But building those associations takes time. Many brands get this wrong by changing what they stand for every few years and then people don’t have a clear picture of that brand. This is something Nike’s done very well – it’s been the same thing for more than forty years, all about athletic performance. The idea that, if you have a body, you’re an athlete. That’s on every slide of every deck. The associations are very clear. 

So strategy’s role is safeguarding that consistency, but also looking at what’s going on in culture right now that Nike can attach to. For example, we recently did Nike’s Basketball World Cup campaign in the Philippines. The question was, how do we do what Nike does in this specific context – how do we inspire athletes in the Philippines?

Case study: FIBA Basketball World Cup 2023

Kyle’s favorite part of the Nike account is their research approach:

“Nike doesn’t want a million consumer surveys because that’s not where they think the truth is. They sent me and a team of researchers to the Philippines for two weeks and we spent time with anyone who was connected to basketball. We spoke to pro players, young kids playing on their local court, sneaker-shop owners, everyone. We wanted to understand what the landscape was, and then we came back. 

Then it was going – well, Nike is about this, and this is all the stuff we learnt in the Philippines, how do we connect this? For example, we found a lot of problems. 

There was a period where every kid in the Philippines believed they were going to make it in basketball. Basketball in the Philippines is like football in Brazil – after the US, they watch more NBA than any other country in the world. Except there’s been a lot of corruption. A lot of people had given up on the national team. 

So we decided that was our route, trying to bring back hope in the national team. We found stories about players who had made it despite terrible odds – and that was the campaign we went with: ‘Defy Today, Define Tomorrow.’ We told 8 different people’s stories to make up the campaign.”

A fascinating aspect of this campaign was the choice of media. While they used various kinds of paid and out-of-home media, Kyle says the most important part was Facebook:

“Facebook IS the internet in the Philippines. It’s free there, and everyone has Facebook groups for everything. Like instead of having a Whatsapp group with your family, people have Facebook groups. Everyone talks in those groups, everyone’s involved. 

So this made it very hard to do research. In the Philippines, if something’s on a website, it’s old news. We had to get inside of those Facebook groups. 

Then we also leveraged the individual platforms of the people whose stories we were telling, as well as the official Nike Basketball channel. We also ran a lot of ads on the basketball streaming platforms and in stadiums.”

One of my biggest questions in advertising is always about metrics. How do you measure the success of a campaign like that? What is the expectation? What is more important between organic and paid? Kyle had such an awesome answer to this:

“There’s a lot of research that’s shown views, click-through rates, and so on – don’t actually correlate to sales. Those are vanity metrics. We don’t worry about those. For this particular campaign, there were a few different things to look at.

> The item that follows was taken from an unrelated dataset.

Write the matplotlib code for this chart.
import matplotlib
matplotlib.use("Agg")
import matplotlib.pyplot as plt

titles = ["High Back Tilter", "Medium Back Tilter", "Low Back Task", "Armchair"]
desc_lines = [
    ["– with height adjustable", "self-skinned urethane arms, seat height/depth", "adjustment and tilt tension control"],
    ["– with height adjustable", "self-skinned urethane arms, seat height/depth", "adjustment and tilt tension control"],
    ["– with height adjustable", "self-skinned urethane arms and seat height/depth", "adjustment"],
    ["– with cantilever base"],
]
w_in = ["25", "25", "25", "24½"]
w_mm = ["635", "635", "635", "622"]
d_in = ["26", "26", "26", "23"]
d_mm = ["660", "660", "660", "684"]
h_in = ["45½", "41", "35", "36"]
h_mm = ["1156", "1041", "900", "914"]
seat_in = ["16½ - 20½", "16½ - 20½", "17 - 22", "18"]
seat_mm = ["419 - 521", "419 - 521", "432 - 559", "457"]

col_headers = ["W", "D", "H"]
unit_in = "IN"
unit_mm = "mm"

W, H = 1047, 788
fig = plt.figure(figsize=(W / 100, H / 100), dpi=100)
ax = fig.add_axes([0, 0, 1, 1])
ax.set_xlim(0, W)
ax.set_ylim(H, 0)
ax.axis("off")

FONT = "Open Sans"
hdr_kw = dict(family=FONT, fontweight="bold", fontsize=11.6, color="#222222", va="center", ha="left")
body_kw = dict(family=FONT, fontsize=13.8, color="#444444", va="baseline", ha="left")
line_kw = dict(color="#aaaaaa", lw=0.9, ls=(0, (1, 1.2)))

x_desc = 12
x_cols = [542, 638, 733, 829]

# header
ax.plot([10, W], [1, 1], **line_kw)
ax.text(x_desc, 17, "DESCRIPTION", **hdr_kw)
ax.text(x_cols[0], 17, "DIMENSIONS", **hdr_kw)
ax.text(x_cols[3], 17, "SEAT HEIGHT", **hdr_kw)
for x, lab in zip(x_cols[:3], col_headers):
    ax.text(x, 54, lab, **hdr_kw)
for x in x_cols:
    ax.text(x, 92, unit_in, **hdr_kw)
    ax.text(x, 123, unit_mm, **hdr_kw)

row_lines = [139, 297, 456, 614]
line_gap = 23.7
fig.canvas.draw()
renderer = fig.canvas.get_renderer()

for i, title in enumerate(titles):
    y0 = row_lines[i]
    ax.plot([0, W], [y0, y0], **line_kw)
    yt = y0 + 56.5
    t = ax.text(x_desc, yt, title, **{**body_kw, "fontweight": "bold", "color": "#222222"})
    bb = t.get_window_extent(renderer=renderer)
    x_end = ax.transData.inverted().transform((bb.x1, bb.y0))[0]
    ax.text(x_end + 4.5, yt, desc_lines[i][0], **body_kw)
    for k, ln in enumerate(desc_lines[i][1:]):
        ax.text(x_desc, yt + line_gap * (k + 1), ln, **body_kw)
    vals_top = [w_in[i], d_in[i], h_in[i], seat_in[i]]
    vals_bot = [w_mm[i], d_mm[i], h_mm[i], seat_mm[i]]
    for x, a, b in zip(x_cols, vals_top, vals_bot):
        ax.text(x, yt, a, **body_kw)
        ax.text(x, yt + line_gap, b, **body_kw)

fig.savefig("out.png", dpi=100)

For example, we built a new basketball court. We looked at how many people came to that. We measured sales at all the different Nike points during the tournament, but also 3-4 months afterwards. That longer measuring span was really important. Someone might’ve seen a product they liked during the tournament, but then didn’t have the money for it at the time. When you do a big campaign like that, you can’t expect to see all the results in a month. 

The way I like to think of it – some campaigns can do both, but a campaign is either capturing existing demand – people that are in the market and want to buy shoes right now – or you’re generating more future demand. 

In a few months, a year – when someone has that need, to buy shoes or whatever it is, they will remember you because of your past communication, and because you’re constantly showing up in communication to them. You need to be one of the two or three brands that they think of to go compare.”

The Current Advertising Landscape

I loved what Kyle said about ‘vanity metrics.’ It’s a great way to put it – views are definitely not everything. I wanted to get Kyle to speak more about this, about how the advertising landscape has changed in recent years, and what brands are doing wrong. 

He’s been involved in advertising almost exactly the same time as me – 14 f*cking years now (I still feel like it’s only been 5). He also grew up with both his parents in advertising – and has been in agencies the whole time, so he can see right into the belly of the beast. He didn’t disappoint. 

“The biggest thing that’s changed: There are very few brands that are actually single-minded. As in, brands that do one, clear thing – and just stick to it. If you want to succeed, you have to stick to one thing for three or four years, and then the effects will compound. This is the main thing brands are getting wrong. 

This isn’t necessarily marketers’ fault. Their bosses will tell them something isn’t selling, or being downloaded – and then there’s pressure. And the response is, ‘We need a new message.’ But the thing about memory structures – whether it’s a brand or a person – is that opinions aren’t formed in a single instance. It takes many exposures to form an opinion. 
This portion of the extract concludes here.